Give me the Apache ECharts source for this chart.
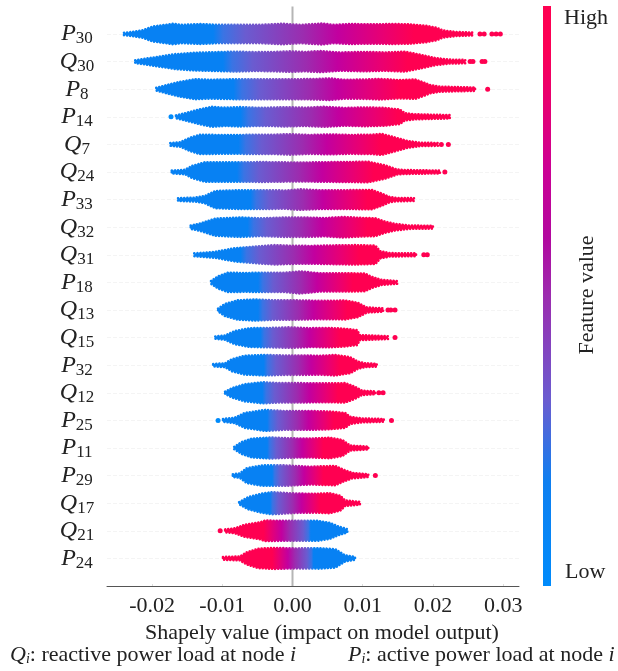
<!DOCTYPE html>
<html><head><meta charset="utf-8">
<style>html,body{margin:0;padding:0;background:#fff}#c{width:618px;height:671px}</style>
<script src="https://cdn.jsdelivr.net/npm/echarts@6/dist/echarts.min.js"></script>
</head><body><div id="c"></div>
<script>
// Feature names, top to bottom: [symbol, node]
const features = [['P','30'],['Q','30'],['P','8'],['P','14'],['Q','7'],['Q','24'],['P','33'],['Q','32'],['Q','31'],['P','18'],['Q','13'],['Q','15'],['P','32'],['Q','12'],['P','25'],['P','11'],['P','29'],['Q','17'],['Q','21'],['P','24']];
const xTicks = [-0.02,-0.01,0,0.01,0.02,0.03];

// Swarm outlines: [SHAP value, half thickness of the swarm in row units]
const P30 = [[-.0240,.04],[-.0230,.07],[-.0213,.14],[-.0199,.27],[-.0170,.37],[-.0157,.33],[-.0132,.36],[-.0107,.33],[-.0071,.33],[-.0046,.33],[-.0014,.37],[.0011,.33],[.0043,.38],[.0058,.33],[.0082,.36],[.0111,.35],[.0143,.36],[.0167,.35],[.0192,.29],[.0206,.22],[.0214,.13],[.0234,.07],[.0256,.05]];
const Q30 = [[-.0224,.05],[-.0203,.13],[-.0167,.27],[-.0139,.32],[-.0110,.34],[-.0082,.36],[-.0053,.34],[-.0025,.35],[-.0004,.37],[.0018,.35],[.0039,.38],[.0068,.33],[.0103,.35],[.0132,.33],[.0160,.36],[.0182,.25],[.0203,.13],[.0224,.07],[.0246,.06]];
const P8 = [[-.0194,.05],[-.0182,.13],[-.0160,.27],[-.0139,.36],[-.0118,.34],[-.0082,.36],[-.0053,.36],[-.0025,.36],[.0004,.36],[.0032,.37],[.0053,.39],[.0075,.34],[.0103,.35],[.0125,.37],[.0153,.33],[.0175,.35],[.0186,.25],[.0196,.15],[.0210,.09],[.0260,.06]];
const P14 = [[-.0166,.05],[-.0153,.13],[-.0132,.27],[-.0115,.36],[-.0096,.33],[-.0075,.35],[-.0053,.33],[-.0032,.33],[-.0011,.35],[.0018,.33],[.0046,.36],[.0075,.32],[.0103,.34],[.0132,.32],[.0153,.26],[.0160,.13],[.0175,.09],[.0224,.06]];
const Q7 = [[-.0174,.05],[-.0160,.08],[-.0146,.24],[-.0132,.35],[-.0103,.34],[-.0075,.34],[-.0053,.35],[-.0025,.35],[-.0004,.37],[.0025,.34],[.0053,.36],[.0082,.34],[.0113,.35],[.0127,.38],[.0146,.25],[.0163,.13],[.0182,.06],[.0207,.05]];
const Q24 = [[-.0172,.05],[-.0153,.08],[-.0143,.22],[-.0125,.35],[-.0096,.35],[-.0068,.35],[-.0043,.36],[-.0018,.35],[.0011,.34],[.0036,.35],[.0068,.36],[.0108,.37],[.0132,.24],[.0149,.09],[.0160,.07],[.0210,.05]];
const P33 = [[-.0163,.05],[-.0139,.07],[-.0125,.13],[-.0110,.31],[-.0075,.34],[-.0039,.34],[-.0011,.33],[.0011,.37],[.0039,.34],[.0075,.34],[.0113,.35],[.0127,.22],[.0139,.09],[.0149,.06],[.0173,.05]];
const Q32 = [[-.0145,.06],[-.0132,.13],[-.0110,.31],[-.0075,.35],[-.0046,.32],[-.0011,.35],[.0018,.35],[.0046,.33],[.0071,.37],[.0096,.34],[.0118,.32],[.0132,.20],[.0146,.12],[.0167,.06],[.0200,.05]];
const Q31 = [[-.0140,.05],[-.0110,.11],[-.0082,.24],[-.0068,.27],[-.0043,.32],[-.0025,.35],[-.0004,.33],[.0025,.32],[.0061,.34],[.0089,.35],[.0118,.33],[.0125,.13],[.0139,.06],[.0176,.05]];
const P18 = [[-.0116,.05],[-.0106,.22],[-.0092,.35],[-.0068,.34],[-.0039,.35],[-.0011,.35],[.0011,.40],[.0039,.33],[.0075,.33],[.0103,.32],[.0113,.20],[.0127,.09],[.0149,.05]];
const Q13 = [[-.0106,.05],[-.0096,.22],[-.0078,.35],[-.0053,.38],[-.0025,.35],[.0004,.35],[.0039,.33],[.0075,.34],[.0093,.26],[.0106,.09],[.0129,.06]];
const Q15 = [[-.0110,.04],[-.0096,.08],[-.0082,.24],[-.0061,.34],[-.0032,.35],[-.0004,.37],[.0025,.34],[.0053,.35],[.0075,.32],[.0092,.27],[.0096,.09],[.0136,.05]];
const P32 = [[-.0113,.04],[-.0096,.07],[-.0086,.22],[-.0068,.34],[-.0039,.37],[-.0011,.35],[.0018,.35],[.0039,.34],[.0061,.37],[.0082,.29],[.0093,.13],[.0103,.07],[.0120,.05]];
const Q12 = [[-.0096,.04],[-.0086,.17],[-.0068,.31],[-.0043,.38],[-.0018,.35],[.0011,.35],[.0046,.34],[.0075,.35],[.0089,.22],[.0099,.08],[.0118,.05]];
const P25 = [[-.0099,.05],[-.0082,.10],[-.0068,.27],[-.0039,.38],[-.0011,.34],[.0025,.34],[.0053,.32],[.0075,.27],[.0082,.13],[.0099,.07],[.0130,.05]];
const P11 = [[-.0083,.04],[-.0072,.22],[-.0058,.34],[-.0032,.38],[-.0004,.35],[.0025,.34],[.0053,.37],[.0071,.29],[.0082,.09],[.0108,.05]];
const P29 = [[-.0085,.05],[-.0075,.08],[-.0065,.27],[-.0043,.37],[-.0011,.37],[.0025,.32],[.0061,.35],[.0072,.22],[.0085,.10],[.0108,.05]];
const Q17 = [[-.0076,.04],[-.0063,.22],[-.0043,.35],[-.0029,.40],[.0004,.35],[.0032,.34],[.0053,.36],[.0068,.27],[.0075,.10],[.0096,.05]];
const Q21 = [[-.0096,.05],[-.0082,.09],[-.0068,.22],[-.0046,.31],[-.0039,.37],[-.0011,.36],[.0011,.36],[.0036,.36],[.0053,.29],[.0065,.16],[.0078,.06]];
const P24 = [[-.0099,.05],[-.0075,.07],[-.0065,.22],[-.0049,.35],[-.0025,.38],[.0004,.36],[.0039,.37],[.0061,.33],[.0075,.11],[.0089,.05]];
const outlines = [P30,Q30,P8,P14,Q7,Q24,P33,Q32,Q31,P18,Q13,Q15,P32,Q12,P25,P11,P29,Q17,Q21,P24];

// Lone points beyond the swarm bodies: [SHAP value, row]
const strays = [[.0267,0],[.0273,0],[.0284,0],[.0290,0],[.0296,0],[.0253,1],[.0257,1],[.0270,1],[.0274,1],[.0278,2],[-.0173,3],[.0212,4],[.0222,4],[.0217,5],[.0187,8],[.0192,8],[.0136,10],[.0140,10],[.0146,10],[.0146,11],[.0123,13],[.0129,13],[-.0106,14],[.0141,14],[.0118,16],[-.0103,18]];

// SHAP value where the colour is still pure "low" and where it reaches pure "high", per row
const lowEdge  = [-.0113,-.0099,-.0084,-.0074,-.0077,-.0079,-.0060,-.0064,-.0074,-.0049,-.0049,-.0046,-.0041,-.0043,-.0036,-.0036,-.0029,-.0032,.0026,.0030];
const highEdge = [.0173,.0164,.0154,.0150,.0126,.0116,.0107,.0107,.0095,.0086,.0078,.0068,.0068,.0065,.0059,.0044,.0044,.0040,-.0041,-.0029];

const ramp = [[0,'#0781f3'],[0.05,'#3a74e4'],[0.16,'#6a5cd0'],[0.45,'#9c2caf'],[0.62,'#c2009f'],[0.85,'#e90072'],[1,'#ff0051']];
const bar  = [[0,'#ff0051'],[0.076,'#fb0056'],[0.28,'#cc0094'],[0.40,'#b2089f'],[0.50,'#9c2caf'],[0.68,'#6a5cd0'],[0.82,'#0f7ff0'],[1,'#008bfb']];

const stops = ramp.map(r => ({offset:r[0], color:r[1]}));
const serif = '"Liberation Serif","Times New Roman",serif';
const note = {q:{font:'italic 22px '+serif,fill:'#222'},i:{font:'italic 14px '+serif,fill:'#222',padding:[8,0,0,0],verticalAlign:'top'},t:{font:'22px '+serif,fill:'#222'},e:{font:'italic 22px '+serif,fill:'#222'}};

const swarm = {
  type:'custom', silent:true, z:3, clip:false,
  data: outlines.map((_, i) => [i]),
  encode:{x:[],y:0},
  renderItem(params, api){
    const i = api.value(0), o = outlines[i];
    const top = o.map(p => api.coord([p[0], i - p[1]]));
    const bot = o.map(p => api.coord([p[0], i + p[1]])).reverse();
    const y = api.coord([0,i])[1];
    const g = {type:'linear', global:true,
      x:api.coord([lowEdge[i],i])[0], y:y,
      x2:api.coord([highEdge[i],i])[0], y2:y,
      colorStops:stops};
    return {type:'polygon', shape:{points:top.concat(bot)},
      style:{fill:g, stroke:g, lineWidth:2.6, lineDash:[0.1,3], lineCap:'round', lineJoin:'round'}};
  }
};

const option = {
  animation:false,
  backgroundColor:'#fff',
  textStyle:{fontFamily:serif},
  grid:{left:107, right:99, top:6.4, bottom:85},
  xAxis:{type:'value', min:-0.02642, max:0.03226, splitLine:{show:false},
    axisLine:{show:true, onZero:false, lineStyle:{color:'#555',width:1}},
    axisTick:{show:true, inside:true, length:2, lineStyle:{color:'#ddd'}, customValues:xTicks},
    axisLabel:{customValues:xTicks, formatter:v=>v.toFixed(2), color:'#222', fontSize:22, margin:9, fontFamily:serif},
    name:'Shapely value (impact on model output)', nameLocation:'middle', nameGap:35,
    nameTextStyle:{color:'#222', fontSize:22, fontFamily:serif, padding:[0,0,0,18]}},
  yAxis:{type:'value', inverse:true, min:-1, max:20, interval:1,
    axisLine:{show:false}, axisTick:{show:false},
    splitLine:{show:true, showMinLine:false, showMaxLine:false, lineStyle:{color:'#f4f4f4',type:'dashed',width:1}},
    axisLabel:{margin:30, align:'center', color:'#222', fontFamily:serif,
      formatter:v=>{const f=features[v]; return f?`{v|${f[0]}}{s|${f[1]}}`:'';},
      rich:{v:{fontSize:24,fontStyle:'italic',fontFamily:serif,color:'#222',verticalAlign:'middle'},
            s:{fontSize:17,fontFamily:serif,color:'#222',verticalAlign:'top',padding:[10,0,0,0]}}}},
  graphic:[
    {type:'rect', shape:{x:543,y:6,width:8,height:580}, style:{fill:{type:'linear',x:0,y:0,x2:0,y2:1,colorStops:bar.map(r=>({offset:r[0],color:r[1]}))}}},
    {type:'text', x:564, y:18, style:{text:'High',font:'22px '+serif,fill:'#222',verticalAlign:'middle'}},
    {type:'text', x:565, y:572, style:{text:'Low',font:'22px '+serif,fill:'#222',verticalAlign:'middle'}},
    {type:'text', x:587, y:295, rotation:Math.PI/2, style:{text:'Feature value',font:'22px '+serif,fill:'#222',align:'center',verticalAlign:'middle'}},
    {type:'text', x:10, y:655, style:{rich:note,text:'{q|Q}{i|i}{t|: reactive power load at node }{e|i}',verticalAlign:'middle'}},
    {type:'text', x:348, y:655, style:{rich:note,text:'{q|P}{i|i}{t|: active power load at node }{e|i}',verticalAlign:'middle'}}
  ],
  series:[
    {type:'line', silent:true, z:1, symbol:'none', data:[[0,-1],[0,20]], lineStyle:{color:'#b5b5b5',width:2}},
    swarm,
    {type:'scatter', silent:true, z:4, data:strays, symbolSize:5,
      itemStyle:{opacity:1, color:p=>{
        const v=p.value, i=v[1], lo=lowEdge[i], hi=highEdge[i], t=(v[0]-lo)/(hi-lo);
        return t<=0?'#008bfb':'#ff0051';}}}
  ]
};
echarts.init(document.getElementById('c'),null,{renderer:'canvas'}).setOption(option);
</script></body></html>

┄┄┄┄┄┄┄┄┄┄┄┄┄┄┄┄┄┄┄┄

#### [What the task asks]
From the first line above down to the line with "const xTicks = [-0.02,-0.01,0,0.01,0.02,0.03];", reproduce every line and no others, omitting pictures.

#### [Response to the task]
Give me the Apache ECharts source for this chart.
<!DOCTYPE html>
<html><head><meta charset="utf-8">
<style>html,body{margin:0;padding:0;background:#fff}#c{width:618px;height:671px}</style>
<script src="https://cdn.jsdelivr.net/npm/echarts@6/dist/echarts.min.js"></script>
</head><body><div id="c"></div>
<script>
// Feature names, top to bottom: [symbol, node]
const features = [['P','30'],['Q','30'],['P','8'],['P','14'],['Q','7'],['Q','24'],['P','33'],['Q','32'],['Q','31'],['P','18'],['Q','13'],['Q','15'],['P','32'],['Q','12'],['P','25'],['P','11'],['P','29'],['Q','17'],['Q','21'],['P','24']];
const xTicks = [-0.02,-0.01,0,0.01,0.02,0.03];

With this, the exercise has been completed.